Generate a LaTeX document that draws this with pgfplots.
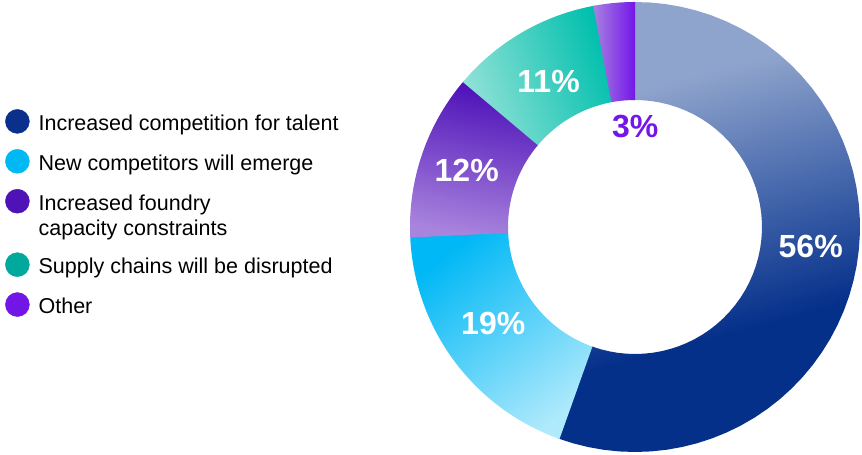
\documentclass[border=0pt]{standalone}
\usepackage{fontspec}
\setmainfont{Liberation Sans}
\usepackage{pgfplots}
\pgfplotsset{compat=1.18}

% wedge gradients
\definecolor{c56t}{HTML}{8FA4CC}
\definecolor{c56m}{HTML}{4A6BAE}
\definecolor{c56b}{HTML}{05308A}
\definecolor{c19a}{HTML}{00B8F5}
\definecolor{c19b}{HTML}{AEE9FC}
\definecolor{c12a}{HTML}{4C0FB8}
\definecolor{c12b}{HTML}{A984DD}
\definecolor{c11a}{HTML}{92E2D7}
\definecolor{c11b}{HTML}{00BFAD}
\definecolor{c3a}{HTML}{A681E0}
\definecolor{c3b}{HTML}{7416E9}
% legend dots
\definecolor{lnavy}{HTML}{0B308B}
\definecolor{lcyan}{HTML}{00B8F4}
\definecolor{lpurple}{HTML}{4E12B6}
\definecolor{lteal}{HTML}{00A99C}
\definecolor{lviolet}{HTML}{7216E7}

\pgfdeclareverticalshading{sh56}{100bp}{color(0bp)=(c56b); color(37bp)=(c56b);
  color(53bp)=(c56m); color(68bp)=(c56t); color(100bp)=(c56t)}

\newcommand\legfont{\fontsize{21.5}{25}\selectfont}
\newcommand\labfont{\fontsize{32}{36}\selectfont\bfseries}
\newcommand\lstrut{\rule[-5pt]{0pt}{25pt}}

% #1 start, #2 end (cumulative percent), #3 fill style
\newcommand\donutslice[3]{%
  \addplot[draw=none, forget plot, #3, variable=\t,
    samples at={0,2,...,100,100.001,102,104,...,200}]
    ({ringr(\t)*cos(pieang(#1+(#2-#1)*min(\t,200-\t)/100))},
     {ringr(\t)*sin(pieang(#1+(#2-#1)*min(\t,200-\t)/100))});
}

\begin{document}
\begin{tikzpicture}
\useasboundingbox (0,0) rectangle (862pt,455pt);
\begin{axis}[
  at={(410pt,3pt)}, anchor=south west,
  width=450pt, height=450pt, scale only axis,
  xmin=-1, xmax=1, ymin=-1, ymax=1,
  hide axis, clip=false,
  declare function={pieang(\p)=90-\p*360/101; ringr(\s)=ifthenelse(\s<=100,1,0.5644);},
  legend cell align=left,
  legend style={at={(-0.9,0.7622)}, anchor=north west, draw=none, fill=none,
    inner sep=0pt, row sep=15.5pt, column sep=9pt, font=\legfont,
    nodes={inner sep=0pt, align=left}},
]
\donutslice{-0.1}{56.1}{shade, shading=sh56, shading angle=15}
\donutslice{56}{75.1}{top color=c19a, bottom color=c19b, shading angle=38}
\donutslice{75}{87.1}{top color=c12a, bottom color=c12b, shading angle=-10}
\donutslice{87}{98.1}{top color=c11b, bottom color=c11a, shading angle=-70}
\donutslice{98}{101}{top color=c3b, bottom color=c3a, shading angle=-90}

\addlegendimage{legend image code/.code={\fill[lnavy] (12pt,0pt) circle (12pt);}}
\addlegendentry{\lstrut Increased competition for talent}
\addlegendimage{legend image code/.code={\fill[lcyan] (12pt,0pt) circle (12pt);}}
\addlegendentry{\lstrut New competitors will emerge}
\addlegendimage{legend image code/.code={\fill[lpurple] (12pt,12.5pt) circle (12pt);}}
\addlegendentry{\lstrut Increased foundry\\\lstrut capacity constraints}
\addlegendimage{legend image code/.code={\fill[lteal] (12pt,0pt) circle (12pt);}}
\addlegendentry{\lstrut Supply chains will be disrupted}
\addlegendimage{legend image code/.code={\fill[lviolet] (12pt,0pt) circle (12pt);}}
\addlegendentry{\lstrut Other}

\node[font=\labfont, text=white, inner sep=0pt] at (axis cs:0.781,-0.088) {56\%};
\node[font=\labfont, text=white, inner sep=0pt] at (axis cs:-0.630,-0.428) {19\%};
\node[font=\labfont, text=white, inner sep=0pt] at (axis cs:-0.748,0.251) {12\%};
\node[font=\labfont, text=white, inner sep=0pt] at (axis cs:-0.384,0.648) {11\%};
\node[font=\labfont, text=c3b, inner sep=0pt] at (axis cs:0.001,0.448) {3\%};
\end{axis}
\end{tikzpicture}
\end{document}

--

EXERCISE INSTRUCTIONS:
Write the material out again exactly as it appears, dropping the pictures.

EXPECTED ANSWER:
Generate a LaTeX document that draws this with pgfplots.
\documentclass[border=0pt]{standalone}
\usepackage{fontspec}
\setmainfont{Liberation Sans}
\usepackage{pgfplots}
\pgfplotsset{compat=1.18}

% wedge gradients
\definecolor{c56t}{HTML}{8FA4CC}
\definecolor{c56m}{HTML}{4A6BAE}
\definecolor{c56b}{HTML}{05308A}
\definecolor{c19a}{HTML}{00B8F5}
\definecolor{c19b}{HTML}{AEE9FC}
\definecolor{c12a}{HTML}{4C0FB8}
\definecolor{c12b}{HTML}{A984DD}
\definecolor{c11a}{HTML}{92E2D7}
\definecolor{c11b}{HTML}{00BFAD}
\definecolor{c3a}{HTML}{A681E0}
\definecolor{c3b}{HTML}{7416E9}
% legend dots
\definecolor{lnavy}{HTML}{0B308B}
\definecolor{lcyan}{HTML}{00B8F4}
\definecolor{lpurple}{HTML}{4E12B6}
\definecolor{lteal}{HTML}{00A99C}
\definecolor{lviolet}{HTML}{7216E7}

\pgfdeclareverticalshading{sh56}{100bp}{color(0bp)=(c56b); color(37bp)=(c56b);
  color(53bp)=(c56m); color(68bp)=(c56t); color(100bp)=(c56t)}

\newcommand\legfont{\fontsize{21.5}{25}\selectfont}
\newcommand\labfont{\fontsize{32}{36}\selectfont\bfseries}
\newcommand\lstrut{\rule[-5pt]{0pt}{25pt}}

% #1 start, #2 end (cumulative percent), #3 fill style
\newcommand\donutslice[3]{%
  \addplot[draw=none, forget plot, #3, variable=\t,
    samples at={0,2,...,100,100.001,102,104,...,200}]
    ({ringr(\t)*cos(pieang(#1+(#2-#1)*min(\t,200-\t)/100))},
     {ringr(\t)*sin(pieang(#1+(#2-#1)*min(\t,200-\t)/100))});
}

\begin{document}
\begin{tikzpicture}
\useasboundingbox (0,0) rectangle (862pt,455pt);
\begin{axis}[
  at={(410pt,3pt)}, anchor=south west,
  width=450pt, height=450pt, scale only axis,
  xmin=-1, xmax=1, ymin=-1, ymax=1,
  hide axis, clip=false,
  declare function={pieang(\p)=90-\p*360/101; ringr(\s)=ifthenelse(\s<=100,1,0.5644);},
  legend cell align=left,
  legend style={at={(-0.9,0.7622)}, anchor=north west, draw=none, fill=none,
    inner sep=0pt, row sep=15.5pt, column sep=9pt, font=\legfont,
    nodes={inner sep=0pt, align=left}},
]
\donutslice{-0.1}{56.1}{shade, shading=sh56, shading angle=15}
\donutslice{56}{75.1}{top color=c19a, bottom color=c19b, shading angle=38}
\donutslice{75}{87.1}{top color=c12a, bottom color=c12b, shading angle=-10}
\donutslice{87}{98.1}{top color=c11b, bottom color=c11a, shading angle=-70}
\donutslice{98}{101}{top color=c3b, bottom color=c3a, shading angle=-90}

\addlegendimage{legend image code/.code={\fill[lnavy] (12pt,0pt) circle (12pt);}}
\addlegendentry{\lstrut Increased competition for talent}
\addlegendimage{legend image code/.code={\fill[lcyan] (12pt,0pt) circle (12pt);}}
\addlegendentry{\lstrut New competitors will emerge}
\addlegendimage{legend image code/.code={\fill[lpurple] (12pt,12.5pt) circle (12pt);}}
\addlegendentry{\lstrut Increased foundry\\\lstrut capacity constraints}
\addlegendimage{legend image code/.code={\fill[lteal] (12pt,0pt) circle (12pt);}}
\addlegendentry{\lstrut Supply chains will be disrupted}
\addlegendimage{legend image code/.code={\fill[lviolet] (12pt,0pt) circle (12pt);}}
\addlegendentry{\lstrut Other}

\node[font=\labfont, text=white, inner sep=0pt] at (axis cs:0.781,-0.088) {56\%};
\node[font=\labfont, text=white, inner sep=0pt] at (axis cs:-0.630,-0.428) {19\%};
\node[font=\labfont, text=white, inner sep=0pt] at (axis cs:-0.748,0.251) {12\%};
\node[font=\labfont, text=white, inner sep=0pt] at (axis cs:-0.384,0.648) {11\%};
\node[font=\labfont, text=c3b, inner sep=0pt] at (axis cs:0.001,0.448) {3\%};
\end{axis}
\end{tikzpicture}
\end{document}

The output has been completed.